Not that Sedaris has any intention of ever stealing an Oscar from Nicole Kidman. “I'm a clown, I'm not an actress,” she says. “I can't play a real moment to save my life. I don't want to be sexy. I want to look unattractive and I want big laughs.”
Even while off duty, the petite, pixieish Sedaris, who is in fact quite pretty, misses no opportunity to dress up in character. (She hates going to parties but loves working at them because it gives her a chance to play cocktail waitress.) According to her friends, the key to Sedaris's comic genius is that she takes all her endeavors extremely seriously, whether she's papering the walls of her apartment with Chinese candy wrappers or writing her upcoming hospitality cookbook, I Like You (Warner Books). “She's not doing these things so people will say, ‘Oh, isn't that quirky,’” says Dinello, who directed Strangers. “She waitresses because she likes it and likes earning money from it. It's who she is.”

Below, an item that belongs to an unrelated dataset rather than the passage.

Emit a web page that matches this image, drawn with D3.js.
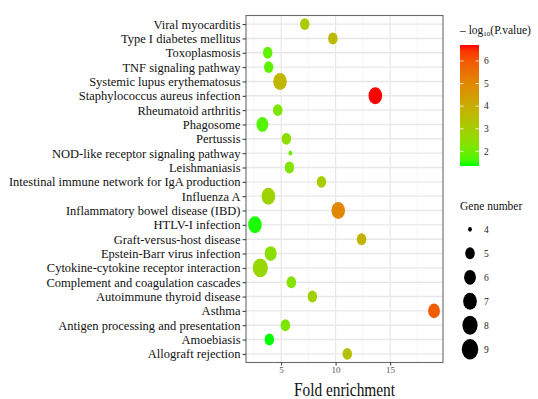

Sedaris, who lives alone, freely admits that she has intimacy issues. “My first instinct when anything [bad] happens,” she says, “is to think of something funny to protect myself.” Although she has had several relationships, the latest with an imaginary, abusive Argentine boyfriend named Ricky, she is now single and has decided that's better for everyone.
“I'm always attracted to troubled people,” she explains. “You know, alcoholics. People who don't want to be tied down. And that's just not going to change.”